Mr Turner, who applied to CICA after a violent assault before the Covid pandemic led to four operations, told the Press Association: “It was a typical experience that many victims report; impersonal contact, very long delays in getting the case resolved, and the outcome never felt like adequate recompense for the nature of injuries.”

He had to wait almost two years to get his case resolved and said: “By the time you get to the end of that exhausting process where you’ve had to repeat and relive some really quite traumatic experiences, lots of victims just want the process to be over.”

Mr Turner added: “I always knew I wanted to try and do something about it because when you’ve had a very negative experience, you want some good to come out of it.”

The scheme was set up in the 1960s to provide compensation to the victims of violent crime. However it has been criticised, including by the late Victims Commissioner Baroness Newlove, who reported in 2019 that the system was adding to victims’ upset, including with an overly complex application process and long waits for decisions.

The Government commissioned a consultation to find how the scheme could be made simpler. Yet after an almost five-year wait, Justice Minister Alex Davies-Jones said she would not be taking on recommendations of the inquiry.

Ms Davies-Jones said changes to time limits and unspent convictions that could benefit the victims of child sexual abuse could “be detrimental to other deserving victims of crime”.

The decision was criticised by Baroness Newlove, who died in November.

Alex Mayes, external affairs manager at Victim Support urged the need for fundamental changes.
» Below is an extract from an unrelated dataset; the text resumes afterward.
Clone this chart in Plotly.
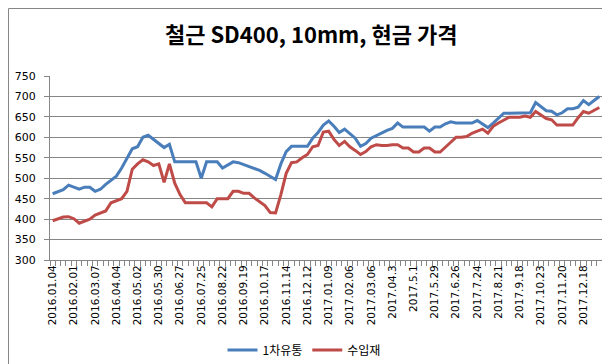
import plotly.graph_objects as go

title_text = "철근 SD400, 10mm, 현금 가격"
series_names = ["1차유통", "수입재"]

tick_labels = ["2016.01.04", "2016.02.01", "2016.03.07", "2016.04.04", "2016.05.02",
               "2016.05.30", "2016.06.27", "2016.07.25", "2016.08.22", "2016.09.19",
               "2016.10.17", "2016.11.14", "2016.12.12", "2017.01.09", "2017.02.06",
               "2017.03.06", "2017.04.3", "2017.5.1", "2017.5.29", "2017.6.26",
               "2017.7.24", "2017.8.21", "2017.9.18", "2017.10.23", "2017.11.20",
               "2017.12.18"]

domestic = [462, 467, 472, 483, 478, 473, 478, 478, 468, 473,
            485, 495, 505, 525, 548, 572, 577, 600, 605, 595,
            585, 575, 583, 540, 540, 540, 540, 540, 500, 540,
            540, 540, 525, 533, 540, 538, 533, 528, 524, 519,
            512, 505, 497, 535, 565, 578, 578, 578, 578, 598,
            612, 630, 640, 627, 612, 620, 610, 598, 578, 585,
            598, 605, 610, 617, 622, 635, 625, 625, 625, 625,
            625, 615, 625, 625, 633, 638, 635, 635, 635, 635,
            641, 633, 624, 635, 648, 659, 659, 659, 659, 659,
            660, 685, 675, 665, 664, 655, 660, 670, 670, 674,
            690, 680, 690, 700]

imported = [396, 400, 405, 406, 401, 390, 396, 400, 410, 416,
            420, 440, 445, 450, 468, 522, 535, 545, 540, 531,
            535, 490, 535, 488, 460, 440, 440, 440, 440, 440,
            430, 450, 450, 450, 468, 468, 463, 463, 452, 443,
            433, 416, 415, 460, 512, 538, 540, 550, 558, 577,
            580, 613, 615, 595, 580, 590, 577, 568, 558, 565,
            577, 582, 580, 580, 582, 582, 574, 574, 564, 564,
            574, 574, 564, 564, 575, 588, 600, 600, 602, 610,
            615, 620, 610, 627, 635, 641, 649, 649, 649, 652,
            649, 663, 655, 646, 643, 630, 630, 630, 630, 648,
            663, 659, 667, 673]

label_step = 4
n = len(domestic)
xs = list(range(n))
tickvals = [i * label_step for i in range(len(tick_labels))]
boundaries = [i - 0.5 for i in range(n + 1)]

W, H = 610, 364
L, R, T, B = 42, 16, 68, 112
pw, ph = W - L - R, H - T - B

fig = go.Figure()
fig.add_trace(go.Scatter(x=xs, y=domestic, mode="lines", name=series_names[0],
                         line=dict(color="#4A7EBB", width=3)))
fig.add_trace(go.Scatter(x=xs, y=imported, mode="lines", name=series_names[1],
                         line=dict(color="#BE4B48", width=3)))

axis_gray = "#868686"
fig.update_layout(
    width=W, height=H,
    margin=dict(l=L, r=R, t=T, b=B, autoexpand=False),
    paper_bgcolor="white", plot_bgcolor="white",
    title=dict(text=title_text, x=0.497, xanchor="center", y=1 - 27 / H, yanchor="middle",
               font=dict(family="Noto Sans CJK KR", size=22, color="black", weight="bold")),
    showlegend=True,
    legend=dict(orientation="h", x=(296 - L) / pw, xanchor="center",
                y=(T + ph - 342) / ph, yanchor="middle",
                font=dict(family="Noto Sans CJK KR", size=12, color="black"),
                itemwidth=30, tracegroupgap=0, bgcolor="rgba(0,0,0,0)"),
    xaxis=dict(range=[-0.5, n - 0.5], tickmode="array", tickvals=tickvals, ticktext=tick_labels,
               tickangle=-90, ticks="", showgrid=False, zeroline=False,
               showline=True, linecolor=axis_gray, linewidth=1,
               tickfont=dict(family="DejaVu Sans", size=10.5, color="black"),
               ticklabelstandoff=0, automargin=False,
               minor=dict(tickmode="array", tickvals=boundaries, ticks="outside",
                          ticklen=5, tickcolor=axis_gray, tickwidth=1, showgrid=False)),
    yaxis=dict(range=[300, 750], tickmode="linear", tick0=300, dtick=50,
               showgrid=True, gridcolor=axis_gray, gridwidth=1, zeroline=False,
               showline=True, linecolor=axis_gray, linewidth=1,
               ticks="outside", ticklen=5, tickcolor=axis_gray,
               tickfont=dict(family="DejaVu Sans", size=11, color="black"),
               ticklabelstandoff=6, automargin=False),
)

fig.add_shape(type="rect", xref="paper", yref="paper",
              x0=(0.5 - L) / pw, x1=(W - 0.5 - L) / pw,
              y0=(T + ph - (H - 0.5)) / ph, y1=(T + ph - 0.5) / ph,
              line=dict(color=axis_gray, width=1), fillcolor="rgba(0,0,0,0)", layer="above")

fig.write_html("out.html")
Mr Mayes said: “We definitely need to be in a place where CICA are processing claims at pace, where there’s not a substantial backlog, where victims aren’t having to wait long periods of time to get outcomes and to have their claims dealt with.

“While they’re waiting, victims need to be treated with sensitivity, compassion, respect, and we need to have a victim-first approach to compensation claims and victims don’t need to be in a position where they’re waiting years and years and years for an outcome.”

Labour MP Alex Sobel (Leeds Central and Headingly) said he had two constituents who had put claims forward, including someone who had to wait six years for an outcome.

Mr Sobel said medical evidence which had been sent in to support claims had been lost by CICA, and people were left feeling ignored by slow response times.

He said: “We want them basically to improve their performance, timescales, delivery, communication, and the realism of it.”

He added: “There’s a lack of oversight, there’s a lack of rigor in the governance of the organisation, and those are all things that need improvement.”

A Ministry of Justice spokesperson said: “The rise in complaints reflects record application volumes and CICA is strengthening its service by hiring more staff and improving how victims can contact it.”